Saturday 17 July 2010

Time to think

Because of the heat, we've had two quiet days, with brief excusions into the city centre and local walks, plus a fair amount of eating sleeping and for one in a while in my case, reading. When we met on Tuesday, Julia enthused about a book by Melvyn Matthews, whom I remember as Bristol University Anglican Chaplain at the time I was Team Rector of the St Paul's area of the city. He went on from there to work at Ammerdown ecumenical conference centre near Bath, and eventually to Wells Cathedral, where his gift as a writer and spiritual guide developed to the full. The book in question is called 'Both alike to thee', the title is a quote from Psalm 139 verse 12. (also used in an exquisite Taizé chant 'La tenèbre n'est point tenèbre devant toi: la nuit comme le jour est lumière'). The book's subtitle is: 'The retrieval of the mystical way'.

It's a learned discussion about the taming and domestication of Christian spirituality which has gone on since the Renaissance. It's a process which has detracted from ancient thinking about the divine mysteries of faith, in which the utterly transcendent majesty of the unseen and unknowable God of all stood above and beyond all human notions of incarnation and 'God in the ordinary'. Matthews understands mysticism as a reaction, a protest against the tendency of both church ritual and doctrine to contain rather than point towards the mystery of the Author of Being. While the book is hard work, intellectually speaking, its threads of argument connect with elements in my own experience, and my own frustration with the official church's current problems at retaining both its credibility and cohesion in a spiritually hungry, insecure time.

Matthews points out that we all too readily speak about God as if God were nothing more than another reality in the realm of existence. He claims we have reduced our way of thinking about God, and our God talk reflects it. This says more about us and our self obsession in compliance to the spirit of the age than it does about God. God-talk should be disturbing and uncomfortable, shaking our preconceptions and complacency: awkward, fragmented, unfinished, because nothing we can say however magnificent can contain the divine reality. We should have problems talking about God, we should not find it easy, to even begin to express a fragment of the reality of our Creator. Better to be speechless with awe he thinks. I like this. It resonates well with me after forty one years of striving to be an official spokesman and defender of the church, striving against fundamentalist authoritarianism in all its manifestations.

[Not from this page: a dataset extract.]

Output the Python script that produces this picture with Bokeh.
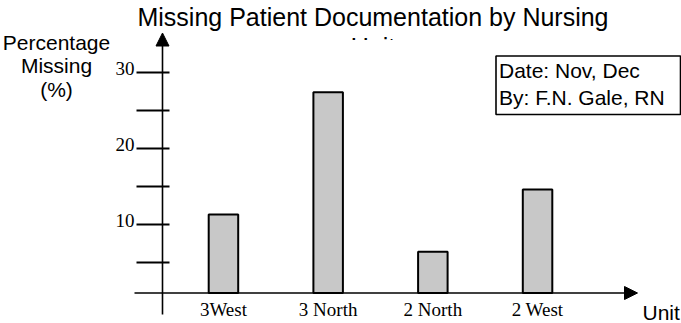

He speaks about the contemplative person being able to stand and identify with those who are on the margins of society because they have a deeper freedom within themselves and do not find their authenticity or identity given them by the establishment to which they belong. This too rang bells with me. I have been reflecting lately on my reasons for punctual retirement. I've lived an active and exposed life in public ministry, and felt increasingly inadequate discharging that commission, whether the feeling was true and typical for my age, or an illusion bred by un-necessary tiredness. I'd rather feel inadequate than be complacent, but the question that's come to dominate in recent years is how to remain true to God, how to grow in openness to God beyond the role assigned me by the Church or by public perception of its representatives - particularly when much of the Church seems to have become confused in understanding its own value and true purpose?

I don't think I'll ever be a decent contemplative, but that's what I yearn to work at - to keep knocking at the gates of glory, for as long as I have breath in my body. Melvyn Matthew's book makes me feel this may be less bizarre than it sounds.